The Patriot Heavily Sugarcoats Slavery
The other main area where The Patriot's historical inaccuracy is considered particularly egregious is its sugarcoating of how slaves and freed slaves were treated by the Continental Army in general, and Francis Marion specifically. The black characters in The Patriot are portrayed as freed men and women who earn a living by working Benjamin Martin's land, and who love his family and are treated like family themselves. As mentioned earlier, this was definitely not the reality for Francis Marion's slaves.
Both the British and the American armies tried to motivate slaves to fight on their behalf by offering them their freedom and even some payment after a period of service, and many slaves fled to fight for the British against their former owners. In The Patriot, however, the Martin family's freed slaves being rounded up to fight for the British is treated as a sad moment, whereas Occam being donated to Benjamin Martin's militia by his owner and earning his freedom through service is framed as a triumphant storyline. Director Spike Lee was particularly vocal about his disgust at how The Patriot "dodged around, skirted about or completely ignored slavery," calling it "pure, blatant American Hollywood propaganda. A complete whitewashing of history."
The Patriot Is Most Historically Accurate In Its Battle Scenes
Ironically, the aspect of The Patriot that might seem the most ridiculous is actually where it shines the most in terms of historical accuracy. The film portrays two key battles of the Revolutionary War: the Battle of Camden (which Gabriel and Benjamin observe from a distance) and the Battle of Cowpens (the final battle of the movie). The sight of the American and British forces stiffly marching towards each other across a field and then standing still and fully exposed in regimented columns while firing their rifles may seem strange compared to more modern tactics of trench warfare and defensive fighting positions. However, at the time firearms took a long time to reload (at best, a soldier could fire around three shots per minute) and were not particularly accurate even when aimed perfectly (the scene of Benjamin and his two sons sniping Redcoats with pinpoint precision is very unrealistic).

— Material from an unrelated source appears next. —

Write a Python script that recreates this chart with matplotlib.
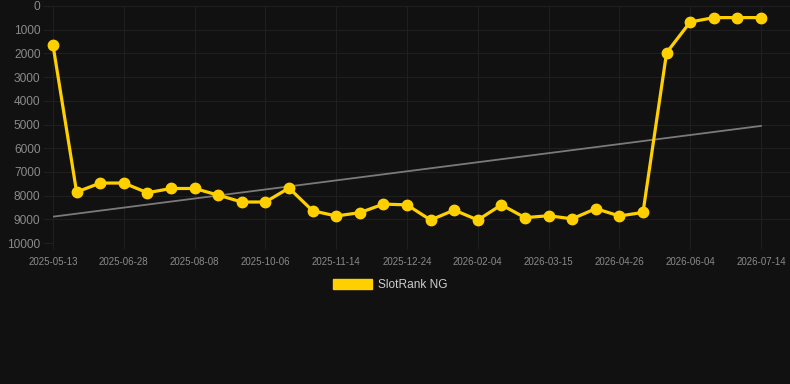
import matplotlib
matplotlib.use("Agg")
import matplotlib.pyplot as plt
from matplotlib.patches import Patch
import numpy as np

plt.rcParams["font.family"] = ["Liberation Sans", "DejaVu Sans"]

rank_values = [1650, 7850, 7470, 7470, 7880, 7700, 7700, 7980, 8270, 8270,
               7680, 8640, 8860, 8720, 8360, 8390, 9030, 8610, 9030, 8390,
               8930, 8850, 8980, 8550, 8860, 8710, 1970, 675, 490, 490, 490]
tick_labels = ["2025-05-13", "2025-06-28", "2025-08-08", "2025-10-06",
               "2025-11-14", "2025-12-24", "2026-02-04", "2026-03-15",
               "2026-04-26", "2026-06-04", "2026-07-14"]
trend_values = [8890, 5060]  # trend line start / end
series_name = "SlotRank NG"

BG = "#111111"
GRID = "#1f1f1f"
TXT = "#8a8a8a"
YEL = "#FFD000"

W, H = 790, 384
fig = plt.figure(figsize=(W / 100, H / 100), dpi=100, facecolor=BG)
left_px, right_px, top_px, bot_px = 53, 790, 6, 243
ax = fig.add_axes([left_px / W, 1 - bot_px / H, (right_px - left_px) / W, (bot_px - top_px) / H])
ax.set_facecolor(BG)

x = np.arange(len(rank_values))
step_px = (761 - 53) / (len(rank_values) - 1)
ax.set_xlim(0, (right_px - left_px) / step_px)
ax.set_ylim(10000, 0)

# trend line
ax.plot([x[0], x[-1]], trend_values, color="#7a7a7a", lw=1.3, zorder=2)
# main series
ax.plot(x, rank_values, color=YEL, lw=2.3, marker="o", markersize=7.5,
        markerfacecolor=YEL, markeredgecolor=YEL, zorder=3, solid_joinstyle="round",
        clip_on=False)

ax.set_yticks(np.arange(0, 10001, 1000))
ax.set_yticklabels([str(v) for v in range(0, 10001, 1000)])
tick_pos = x[::3]
ax.set_xticks(tick_pos)
ax.set_xticklabels(tick_labels)

ax.grid(True, color=GRID, lw=0.8)
ax.set_axisbelow(True)
for s in ax.spines.values():
    s.set_visible(False)
ax.tick_params(axis="y", colors=GRID, length=7, width=0.8, labelcolor=TXT, labelsize=8.6, pad=2)
ax.tick_params(axis="x", colors=GRID, length=4, width=0.8, labelcolor=TXT, labelsize=7, pad=6)

fig.legend(handles=[Patch(facecolor=YEL, edgecolor=YEL)], labels=[series_name],
           loc="center", bbox_to_anchor=(390 / W, 1 - 285 / H), frameon=False,
           fontsize=8.6, labelcolor="#cccccc", handlelength=3.3, handleheight=0.92,
           handletextpad=0.5)

fig.savefig("out.png", dpi=100, facecolor=BG)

This meant that the key to victory in open battle was holding formation and firing as quickly as possible, because in formation soldiers became greater than the sum of their parts. Forty men standing in formation and firing in the same general direction would land more shots than those same forty men scattered across the battlefield and trying to aim at specific targets. And while one line of soldiers dropped down to reload, the line standing behind them could take aim and fire the next volley of shots. Victory could also be won by forcing the opposing side to break their own formation, which in the Battle of Camden was achieved through a bayonet charge that the American forces were unprepared for, and which caused them to panic and scatter.
The American soldiers at the Battle of Cowpens were led by General Daniel Morgan, one of the men that Benjamin Martin is based on, and the scene in which militia members are asked to fire only two shots and then feign a retreat really did happen. The plan was designed to draw the British forces forward, believing they had the Americans on the run, only to lead them into a prepared volley of musket fire immediately followed by a bayonet charge. The actual deaths and injuries inflicted by this surprise attack were arguably less important than the emotional shock of it, which broke the already strained morale of the British soldiers and caused many of them to flee, surrender, or simply collapse to the ground. While The Patriot's actual story may be largely fictionalized, the movie does a great job of showing the effectiveness of both line formations and guerrilla tactics during the Revolutionary War.